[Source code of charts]
_ _ _

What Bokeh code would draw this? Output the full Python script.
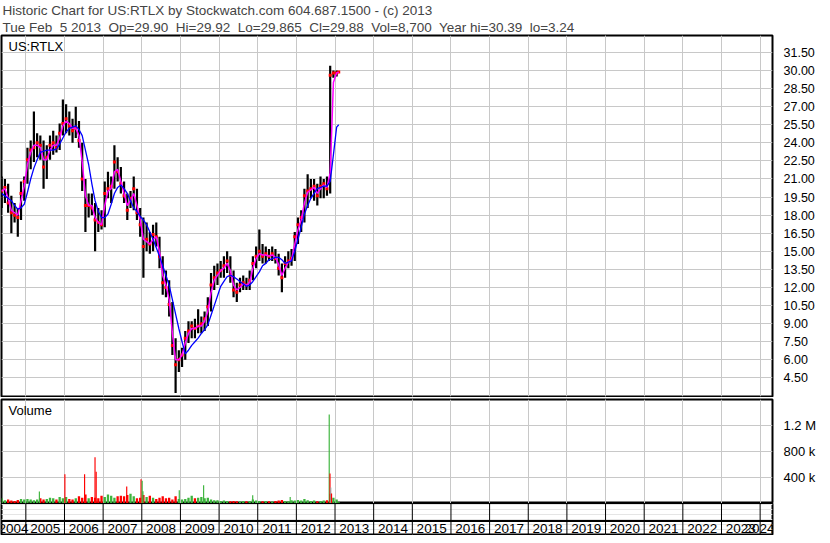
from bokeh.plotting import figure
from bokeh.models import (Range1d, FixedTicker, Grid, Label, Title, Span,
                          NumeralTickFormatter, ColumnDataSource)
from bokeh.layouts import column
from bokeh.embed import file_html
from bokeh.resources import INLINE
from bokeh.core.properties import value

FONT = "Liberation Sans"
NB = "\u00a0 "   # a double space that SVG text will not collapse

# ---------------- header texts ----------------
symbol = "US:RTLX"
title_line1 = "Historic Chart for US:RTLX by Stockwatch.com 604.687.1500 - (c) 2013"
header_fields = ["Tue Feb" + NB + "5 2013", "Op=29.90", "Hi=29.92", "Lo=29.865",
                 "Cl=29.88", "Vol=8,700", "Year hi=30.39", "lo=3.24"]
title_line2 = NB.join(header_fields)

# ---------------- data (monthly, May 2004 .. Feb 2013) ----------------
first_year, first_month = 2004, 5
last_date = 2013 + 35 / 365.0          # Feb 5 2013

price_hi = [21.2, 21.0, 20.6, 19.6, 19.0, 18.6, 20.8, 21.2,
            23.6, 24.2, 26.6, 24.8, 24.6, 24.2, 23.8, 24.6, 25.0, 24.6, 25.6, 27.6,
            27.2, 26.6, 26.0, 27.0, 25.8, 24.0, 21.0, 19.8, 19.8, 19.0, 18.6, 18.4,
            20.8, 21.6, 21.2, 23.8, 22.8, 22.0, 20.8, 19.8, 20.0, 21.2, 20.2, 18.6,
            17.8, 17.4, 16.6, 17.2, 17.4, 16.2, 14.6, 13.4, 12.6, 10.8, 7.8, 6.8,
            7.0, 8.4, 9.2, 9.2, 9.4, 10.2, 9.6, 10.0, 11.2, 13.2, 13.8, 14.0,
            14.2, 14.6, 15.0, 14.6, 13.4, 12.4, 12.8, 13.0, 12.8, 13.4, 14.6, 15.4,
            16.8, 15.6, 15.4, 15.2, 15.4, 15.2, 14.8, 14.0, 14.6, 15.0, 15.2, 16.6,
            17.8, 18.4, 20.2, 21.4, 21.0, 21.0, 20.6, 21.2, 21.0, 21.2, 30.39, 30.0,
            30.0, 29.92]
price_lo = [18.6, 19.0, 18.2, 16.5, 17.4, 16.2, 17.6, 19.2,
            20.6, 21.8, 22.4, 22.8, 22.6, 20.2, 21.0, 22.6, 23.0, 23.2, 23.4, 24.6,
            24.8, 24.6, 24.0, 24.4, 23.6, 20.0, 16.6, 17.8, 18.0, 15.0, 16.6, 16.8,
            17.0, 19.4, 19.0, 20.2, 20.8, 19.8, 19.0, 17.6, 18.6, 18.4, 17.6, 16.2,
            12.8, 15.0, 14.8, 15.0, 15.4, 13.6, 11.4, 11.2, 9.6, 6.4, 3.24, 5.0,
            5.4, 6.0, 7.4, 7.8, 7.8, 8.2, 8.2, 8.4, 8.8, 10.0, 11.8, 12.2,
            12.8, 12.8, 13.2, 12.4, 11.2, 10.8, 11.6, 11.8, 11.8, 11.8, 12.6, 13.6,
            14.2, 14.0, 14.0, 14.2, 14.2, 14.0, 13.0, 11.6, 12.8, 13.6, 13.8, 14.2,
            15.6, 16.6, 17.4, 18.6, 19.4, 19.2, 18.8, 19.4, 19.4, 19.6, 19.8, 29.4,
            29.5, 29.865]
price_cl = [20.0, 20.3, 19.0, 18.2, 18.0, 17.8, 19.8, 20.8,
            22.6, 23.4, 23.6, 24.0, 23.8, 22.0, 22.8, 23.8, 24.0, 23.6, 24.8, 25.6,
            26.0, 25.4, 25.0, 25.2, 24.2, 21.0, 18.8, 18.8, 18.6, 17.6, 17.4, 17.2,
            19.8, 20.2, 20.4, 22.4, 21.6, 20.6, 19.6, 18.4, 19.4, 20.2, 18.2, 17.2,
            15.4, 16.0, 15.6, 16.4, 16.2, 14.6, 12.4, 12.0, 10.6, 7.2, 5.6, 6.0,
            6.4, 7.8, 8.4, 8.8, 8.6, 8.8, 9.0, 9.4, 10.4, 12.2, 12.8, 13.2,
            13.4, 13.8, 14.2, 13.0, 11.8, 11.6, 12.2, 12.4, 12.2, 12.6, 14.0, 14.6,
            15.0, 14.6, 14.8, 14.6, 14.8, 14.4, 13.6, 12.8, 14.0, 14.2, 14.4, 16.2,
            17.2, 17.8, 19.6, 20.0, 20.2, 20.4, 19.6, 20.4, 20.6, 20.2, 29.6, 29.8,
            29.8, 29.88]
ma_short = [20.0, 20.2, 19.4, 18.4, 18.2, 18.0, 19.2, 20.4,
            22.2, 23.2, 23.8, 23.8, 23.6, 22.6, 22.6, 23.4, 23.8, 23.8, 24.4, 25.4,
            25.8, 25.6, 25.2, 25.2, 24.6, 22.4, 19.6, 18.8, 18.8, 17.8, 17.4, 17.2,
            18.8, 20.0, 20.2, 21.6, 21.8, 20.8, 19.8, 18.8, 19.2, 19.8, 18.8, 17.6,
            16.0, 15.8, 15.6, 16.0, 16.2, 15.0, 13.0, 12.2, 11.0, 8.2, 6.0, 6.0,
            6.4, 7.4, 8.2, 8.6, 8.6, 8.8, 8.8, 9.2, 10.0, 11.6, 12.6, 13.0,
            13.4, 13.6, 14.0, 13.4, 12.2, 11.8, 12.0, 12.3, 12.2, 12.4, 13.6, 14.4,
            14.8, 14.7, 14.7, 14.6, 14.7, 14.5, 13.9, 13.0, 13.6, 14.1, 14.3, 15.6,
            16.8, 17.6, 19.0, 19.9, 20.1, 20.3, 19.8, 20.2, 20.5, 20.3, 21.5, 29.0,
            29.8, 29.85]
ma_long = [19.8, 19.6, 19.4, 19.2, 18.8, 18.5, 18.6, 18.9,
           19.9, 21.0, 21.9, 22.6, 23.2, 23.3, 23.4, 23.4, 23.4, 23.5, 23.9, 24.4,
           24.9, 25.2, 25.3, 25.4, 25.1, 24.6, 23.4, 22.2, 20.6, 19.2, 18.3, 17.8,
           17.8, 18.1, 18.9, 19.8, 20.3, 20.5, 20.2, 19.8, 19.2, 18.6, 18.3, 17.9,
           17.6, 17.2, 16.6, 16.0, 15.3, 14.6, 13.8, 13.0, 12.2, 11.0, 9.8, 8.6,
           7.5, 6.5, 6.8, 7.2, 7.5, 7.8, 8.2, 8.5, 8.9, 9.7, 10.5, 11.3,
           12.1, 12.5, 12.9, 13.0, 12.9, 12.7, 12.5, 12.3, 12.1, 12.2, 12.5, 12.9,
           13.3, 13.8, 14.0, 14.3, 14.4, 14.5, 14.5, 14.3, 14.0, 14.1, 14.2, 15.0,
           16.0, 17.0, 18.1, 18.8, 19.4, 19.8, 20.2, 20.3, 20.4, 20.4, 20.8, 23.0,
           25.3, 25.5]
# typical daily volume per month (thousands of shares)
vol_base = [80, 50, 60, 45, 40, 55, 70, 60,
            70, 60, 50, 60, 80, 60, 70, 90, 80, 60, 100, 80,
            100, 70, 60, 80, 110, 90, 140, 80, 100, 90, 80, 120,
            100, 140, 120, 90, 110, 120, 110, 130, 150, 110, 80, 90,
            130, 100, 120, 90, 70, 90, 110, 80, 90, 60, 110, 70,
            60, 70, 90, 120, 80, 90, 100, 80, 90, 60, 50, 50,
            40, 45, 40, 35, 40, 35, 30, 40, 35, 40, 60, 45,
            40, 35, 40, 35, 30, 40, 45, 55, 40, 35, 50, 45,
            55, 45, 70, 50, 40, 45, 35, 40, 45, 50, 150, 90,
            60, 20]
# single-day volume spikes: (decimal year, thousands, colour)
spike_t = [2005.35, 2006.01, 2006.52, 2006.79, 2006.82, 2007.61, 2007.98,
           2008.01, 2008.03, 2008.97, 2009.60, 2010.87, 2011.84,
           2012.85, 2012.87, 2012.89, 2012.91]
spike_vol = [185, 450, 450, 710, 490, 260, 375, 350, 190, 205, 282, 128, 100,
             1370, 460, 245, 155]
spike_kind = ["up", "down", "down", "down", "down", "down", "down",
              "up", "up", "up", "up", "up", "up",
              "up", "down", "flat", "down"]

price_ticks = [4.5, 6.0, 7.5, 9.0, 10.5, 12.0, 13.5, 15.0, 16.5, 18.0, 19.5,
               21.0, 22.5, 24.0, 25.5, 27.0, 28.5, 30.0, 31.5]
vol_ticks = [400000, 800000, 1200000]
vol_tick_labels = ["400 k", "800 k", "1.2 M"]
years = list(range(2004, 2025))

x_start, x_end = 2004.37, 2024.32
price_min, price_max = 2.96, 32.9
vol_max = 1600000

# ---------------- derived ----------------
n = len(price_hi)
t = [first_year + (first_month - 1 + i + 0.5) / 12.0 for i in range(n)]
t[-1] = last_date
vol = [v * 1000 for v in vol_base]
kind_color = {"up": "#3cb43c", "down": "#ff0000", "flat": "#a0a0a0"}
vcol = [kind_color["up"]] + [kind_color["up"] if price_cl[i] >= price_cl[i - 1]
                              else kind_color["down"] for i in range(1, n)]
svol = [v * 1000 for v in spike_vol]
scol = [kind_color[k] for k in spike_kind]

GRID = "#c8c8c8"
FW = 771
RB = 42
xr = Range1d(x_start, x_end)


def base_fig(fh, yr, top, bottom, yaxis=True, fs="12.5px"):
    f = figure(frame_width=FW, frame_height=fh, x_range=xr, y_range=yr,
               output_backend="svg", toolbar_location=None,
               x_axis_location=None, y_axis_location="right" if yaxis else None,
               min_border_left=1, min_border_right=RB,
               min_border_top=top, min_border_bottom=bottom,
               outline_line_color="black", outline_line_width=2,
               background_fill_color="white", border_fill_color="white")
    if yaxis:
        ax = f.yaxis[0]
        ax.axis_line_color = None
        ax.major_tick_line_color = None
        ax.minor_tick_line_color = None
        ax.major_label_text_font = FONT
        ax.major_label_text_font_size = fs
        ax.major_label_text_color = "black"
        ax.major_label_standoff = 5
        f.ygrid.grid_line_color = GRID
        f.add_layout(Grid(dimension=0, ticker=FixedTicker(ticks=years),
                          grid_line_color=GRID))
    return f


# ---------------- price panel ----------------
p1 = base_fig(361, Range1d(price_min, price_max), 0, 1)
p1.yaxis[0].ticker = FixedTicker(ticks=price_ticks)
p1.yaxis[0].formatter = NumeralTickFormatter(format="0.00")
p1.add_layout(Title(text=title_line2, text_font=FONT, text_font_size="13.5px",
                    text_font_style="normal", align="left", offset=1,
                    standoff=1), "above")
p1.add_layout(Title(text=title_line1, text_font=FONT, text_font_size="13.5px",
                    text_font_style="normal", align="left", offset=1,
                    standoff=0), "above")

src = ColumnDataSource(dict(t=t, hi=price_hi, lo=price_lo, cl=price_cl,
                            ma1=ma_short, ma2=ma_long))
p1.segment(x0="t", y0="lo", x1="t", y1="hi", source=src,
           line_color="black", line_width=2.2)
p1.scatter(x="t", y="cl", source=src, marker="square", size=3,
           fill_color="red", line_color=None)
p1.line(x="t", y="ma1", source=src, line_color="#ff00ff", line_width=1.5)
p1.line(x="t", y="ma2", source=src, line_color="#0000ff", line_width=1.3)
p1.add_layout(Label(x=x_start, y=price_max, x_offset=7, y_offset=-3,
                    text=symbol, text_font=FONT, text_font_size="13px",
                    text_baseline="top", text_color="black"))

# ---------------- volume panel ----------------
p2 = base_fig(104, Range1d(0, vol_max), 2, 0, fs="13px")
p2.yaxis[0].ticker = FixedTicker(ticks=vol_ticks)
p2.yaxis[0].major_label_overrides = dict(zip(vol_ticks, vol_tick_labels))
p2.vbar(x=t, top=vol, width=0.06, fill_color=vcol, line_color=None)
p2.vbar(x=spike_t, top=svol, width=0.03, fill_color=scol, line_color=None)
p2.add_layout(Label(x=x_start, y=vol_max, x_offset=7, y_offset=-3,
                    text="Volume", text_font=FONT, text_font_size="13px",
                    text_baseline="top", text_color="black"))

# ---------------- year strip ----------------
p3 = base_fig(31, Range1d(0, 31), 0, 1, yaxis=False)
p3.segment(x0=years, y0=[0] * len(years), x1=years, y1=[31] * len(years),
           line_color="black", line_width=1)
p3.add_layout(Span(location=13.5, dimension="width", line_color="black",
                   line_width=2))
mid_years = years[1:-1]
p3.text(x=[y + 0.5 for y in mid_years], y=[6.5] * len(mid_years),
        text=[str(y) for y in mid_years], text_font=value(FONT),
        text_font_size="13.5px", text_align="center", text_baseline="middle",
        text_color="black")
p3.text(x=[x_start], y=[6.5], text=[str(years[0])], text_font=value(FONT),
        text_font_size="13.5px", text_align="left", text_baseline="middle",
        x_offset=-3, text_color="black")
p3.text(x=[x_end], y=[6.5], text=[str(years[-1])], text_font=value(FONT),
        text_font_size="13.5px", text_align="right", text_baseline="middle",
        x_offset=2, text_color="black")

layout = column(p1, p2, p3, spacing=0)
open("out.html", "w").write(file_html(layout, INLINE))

_ _ _

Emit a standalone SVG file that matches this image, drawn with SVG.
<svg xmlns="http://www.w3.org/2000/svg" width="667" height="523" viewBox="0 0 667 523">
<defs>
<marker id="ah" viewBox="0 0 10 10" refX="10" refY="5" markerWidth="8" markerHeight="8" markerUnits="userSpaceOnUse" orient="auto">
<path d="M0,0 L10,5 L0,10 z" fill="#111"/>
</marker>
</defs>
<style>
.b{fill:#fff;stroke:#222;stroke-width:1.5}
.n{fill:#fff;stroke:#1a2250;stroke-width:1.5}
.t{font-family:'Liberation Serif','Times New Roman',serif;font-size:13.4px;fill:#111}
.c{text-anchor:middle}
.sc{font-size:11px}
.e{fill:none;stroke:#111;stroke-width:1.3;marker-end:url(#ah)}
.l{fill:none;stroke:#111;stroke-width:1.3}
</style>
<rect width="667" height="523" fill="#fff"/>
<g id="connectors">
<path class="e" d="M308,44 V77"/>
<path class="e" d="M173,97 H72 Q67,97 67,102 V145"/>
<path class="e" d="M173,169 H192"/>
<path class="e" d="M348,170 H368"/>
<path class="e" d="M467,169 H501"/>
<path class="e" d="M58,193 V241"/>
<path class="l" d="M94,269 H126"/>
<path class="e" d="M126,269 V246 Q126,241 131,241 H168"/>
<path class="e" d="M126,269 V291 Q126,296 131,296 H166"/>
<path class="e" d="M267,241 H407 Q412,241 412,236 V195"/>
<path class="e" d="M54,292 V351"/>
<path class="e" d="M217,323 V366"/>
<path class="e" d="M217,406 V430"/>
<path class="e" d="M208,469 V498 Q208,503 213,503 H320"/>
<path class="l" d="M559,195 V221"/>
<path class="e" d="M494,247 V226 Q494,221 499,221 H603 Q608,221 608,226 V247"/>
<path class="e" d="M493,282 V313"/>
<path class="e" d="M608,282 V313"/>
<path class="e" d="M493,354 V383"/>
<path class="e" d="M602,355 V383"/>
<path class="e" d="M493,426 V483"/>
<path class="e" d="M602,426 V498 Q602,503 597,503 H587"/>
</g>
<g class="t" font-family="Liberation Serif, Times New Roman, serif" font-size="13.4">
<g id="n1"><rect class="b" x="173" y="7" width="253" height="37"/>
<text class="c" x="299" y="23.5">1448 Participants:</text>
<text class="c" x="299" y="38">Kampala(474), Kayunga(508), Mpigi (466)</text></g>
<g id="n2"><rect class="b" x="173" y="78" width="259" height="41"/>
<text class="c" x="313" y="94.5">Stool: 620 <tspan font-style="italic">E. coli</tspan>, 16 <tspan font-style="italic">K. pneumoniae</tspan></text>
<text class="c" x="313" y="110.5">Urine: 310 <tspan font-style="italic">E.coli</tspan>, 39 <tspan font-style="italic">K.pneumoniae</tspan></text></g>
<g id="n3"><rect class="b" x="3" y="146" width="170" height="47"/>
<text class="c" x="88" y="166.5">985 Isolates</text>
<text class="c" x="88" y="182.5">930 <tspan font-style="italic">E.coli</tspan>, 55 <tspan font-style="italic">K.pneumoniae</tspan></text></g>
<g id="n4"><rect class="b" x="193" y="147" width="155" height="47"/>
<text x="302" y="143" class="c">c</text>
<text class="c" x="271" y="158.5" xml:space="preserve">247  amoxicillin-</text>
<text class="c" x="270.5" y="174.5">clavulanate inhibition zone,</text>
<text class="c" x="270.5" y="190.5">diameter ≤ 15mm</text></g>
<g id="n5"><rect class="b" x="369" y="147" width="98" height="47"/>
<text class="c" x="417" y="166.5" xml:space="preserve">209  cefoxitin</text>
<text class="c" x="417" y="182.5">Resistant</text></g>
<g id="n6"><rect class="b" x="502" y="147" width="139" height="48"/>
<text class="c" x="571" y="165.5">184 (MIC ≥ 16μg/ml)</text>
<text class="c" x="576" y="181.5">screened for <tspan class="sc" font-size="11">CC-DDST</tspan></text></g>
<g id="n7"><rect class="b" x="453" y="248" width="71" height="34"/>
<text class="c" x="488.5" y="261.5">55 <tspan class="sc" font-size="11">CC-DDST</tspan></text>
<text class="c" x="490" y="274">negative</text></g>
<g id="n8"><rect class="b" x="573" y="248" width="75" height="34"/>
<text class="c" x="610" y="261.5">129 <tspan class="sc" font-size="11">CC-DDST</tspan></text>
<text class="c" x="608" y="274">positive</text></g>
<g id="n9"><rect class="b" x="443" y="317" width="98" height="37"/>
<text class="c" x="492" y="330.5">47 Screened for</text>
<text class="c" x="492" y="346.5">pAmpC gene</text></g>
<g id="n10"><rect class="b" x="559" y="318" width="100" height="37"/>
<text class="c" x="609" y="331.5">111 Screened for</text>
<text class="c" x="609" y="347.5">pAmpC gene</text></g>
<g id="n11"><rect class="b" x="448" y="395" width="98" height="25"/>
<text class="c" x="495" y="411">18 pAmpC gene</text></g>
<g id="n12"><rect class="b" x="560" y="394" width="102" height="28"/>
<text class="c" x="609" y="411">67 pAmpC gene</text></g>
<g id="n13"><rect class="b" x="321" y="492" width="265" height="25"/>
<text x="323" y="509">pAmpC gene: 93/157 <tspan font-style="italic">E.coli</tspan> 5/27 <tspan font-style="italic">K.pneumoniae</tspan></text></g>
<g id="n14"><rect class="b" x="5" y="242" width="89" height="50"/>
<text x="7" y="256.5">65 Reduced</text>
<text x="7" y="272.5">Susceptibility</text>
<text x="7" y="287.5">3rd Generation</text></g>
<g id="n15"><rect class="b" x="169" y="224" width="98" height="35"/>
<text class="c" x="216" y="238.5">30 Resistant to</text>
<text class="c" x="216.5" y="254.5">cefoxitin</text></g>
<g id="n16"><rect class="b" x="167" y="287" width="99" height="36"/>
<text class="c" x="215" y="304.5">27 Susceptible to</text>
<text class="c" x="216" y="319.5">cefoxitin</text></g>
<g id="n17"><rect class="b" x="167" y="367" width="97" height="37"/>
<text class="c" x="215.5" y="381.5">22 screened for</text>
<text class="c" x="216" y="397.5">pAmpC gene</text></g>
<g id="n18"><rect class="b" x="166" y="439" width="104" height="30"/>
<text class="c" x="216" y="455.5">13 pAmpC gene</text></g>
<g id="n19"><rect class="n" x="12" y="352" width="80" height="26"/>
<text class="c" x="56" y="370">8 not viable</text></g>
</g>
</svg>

_ _ _

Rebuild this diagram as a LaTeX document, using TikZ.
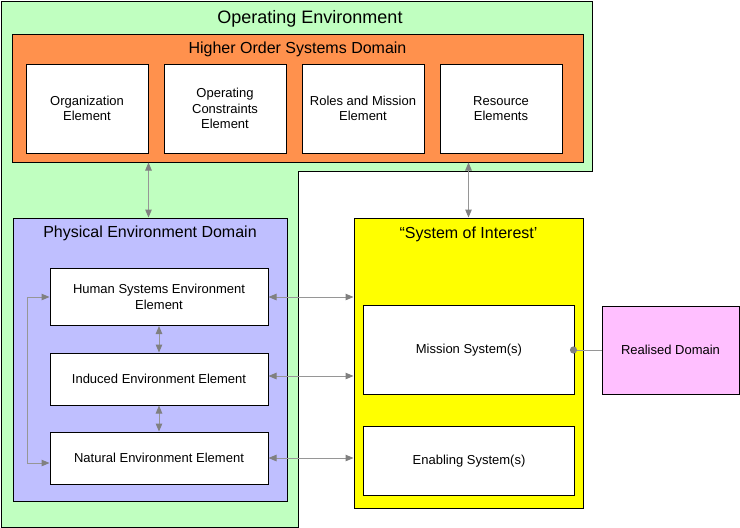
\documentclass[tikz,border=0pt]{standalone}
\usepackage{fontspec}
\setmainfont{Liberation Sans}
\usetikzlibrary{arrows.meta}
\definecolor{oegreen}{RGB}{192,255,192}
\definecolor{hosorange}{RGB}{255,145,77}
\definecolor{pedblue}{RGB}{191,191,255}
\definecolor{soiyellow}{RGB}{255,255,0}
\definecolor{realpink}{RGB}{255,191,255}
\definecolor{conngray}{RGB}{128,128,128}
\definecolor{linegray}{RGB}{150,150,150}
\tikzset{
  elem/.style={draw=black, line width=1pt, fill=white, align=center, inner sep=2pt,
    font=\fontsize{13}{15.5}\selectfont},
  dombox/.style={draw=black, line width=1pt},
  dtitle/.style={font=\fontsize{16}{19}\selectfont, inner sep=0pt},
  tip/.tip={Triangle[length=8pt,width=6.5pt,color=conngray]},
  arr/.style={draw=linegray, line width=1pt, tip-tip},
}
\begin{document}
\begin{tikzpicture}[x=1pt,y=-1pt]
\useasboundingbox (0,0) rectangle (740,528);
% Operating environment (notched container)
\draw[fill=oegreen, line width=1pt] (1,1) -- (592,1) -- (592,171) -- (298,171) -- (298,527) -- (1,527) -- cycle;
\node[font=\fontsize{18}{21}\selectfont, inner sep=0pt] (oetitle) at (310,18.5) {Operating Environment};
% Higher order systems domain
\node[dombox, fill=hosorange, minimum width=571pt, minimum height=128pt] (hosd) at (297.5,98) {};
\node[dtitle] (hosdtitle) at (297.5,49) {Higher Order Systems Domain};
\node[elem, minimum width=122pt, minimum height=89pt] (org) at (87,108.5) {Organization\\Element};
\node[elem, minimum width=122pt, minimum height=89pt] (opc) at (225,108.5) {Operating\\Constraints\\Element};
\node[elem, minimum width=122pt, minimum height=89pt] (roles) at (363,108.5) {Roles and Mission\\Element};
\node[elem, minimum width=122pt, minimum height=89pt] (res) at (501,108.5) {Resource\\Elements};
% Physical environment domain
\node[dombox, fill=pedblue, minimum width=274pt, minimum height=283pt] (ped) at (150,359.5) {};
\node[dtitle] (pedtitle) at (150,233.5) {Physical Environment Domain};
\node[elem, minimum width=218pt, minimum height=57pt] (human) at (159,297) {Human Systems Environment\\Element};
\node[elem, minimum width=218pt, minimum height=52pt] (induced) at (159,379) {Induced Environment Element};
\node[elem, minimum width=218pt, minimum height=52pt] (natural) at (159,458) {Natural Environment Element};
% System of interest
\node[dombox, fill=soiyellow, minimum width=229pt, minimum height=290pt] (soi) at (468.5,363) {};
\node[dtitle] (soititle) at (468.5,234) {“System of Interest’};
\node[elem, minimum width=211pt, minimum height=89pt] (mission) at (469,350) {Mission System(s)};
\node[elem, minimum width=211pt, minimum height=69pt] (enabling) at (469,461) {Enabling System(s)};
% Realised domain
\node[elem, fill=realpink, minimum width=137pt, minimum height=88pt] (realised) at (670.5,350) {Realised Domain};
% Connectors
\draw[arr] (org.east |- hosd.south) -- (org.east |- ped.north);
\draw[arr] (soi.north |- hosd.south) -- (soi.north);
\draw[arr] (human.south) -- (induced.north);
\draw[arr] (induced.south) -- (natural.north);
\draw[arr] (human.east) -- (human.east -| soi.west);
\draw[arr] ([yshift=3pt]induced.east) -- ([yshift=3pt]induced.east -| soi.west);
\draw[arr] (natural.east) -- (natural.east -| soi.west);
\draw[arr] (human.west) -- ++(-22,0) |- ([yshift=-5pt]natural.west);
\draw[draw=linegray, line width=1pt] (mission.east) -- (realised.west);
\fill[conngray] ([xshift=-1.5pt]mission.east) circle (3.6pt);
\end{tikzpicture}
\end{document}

_ _ _

* [EXERCISE]:
Among the entries above, locate the line with "What Bokeh code" and the line with "from bokeh.core.properties import value". Give those two lines and all lines between them again, exactly, leaving out the pictures.

* [PROBLEM SOLUTION]:
What Bokeh code would draw this? Output the full Python script.
from bokeh.plotting import figure
from bokeh.models import (Range1d, FixedTicker, Grid, Label, Title, Span,
                          NumeralTickFormatter, ColumnDataSource)
from bokeh.layouts import column
from bokeh.embed import file_html
from bokeh.resources import INLINE
from bokeh.core.properties import value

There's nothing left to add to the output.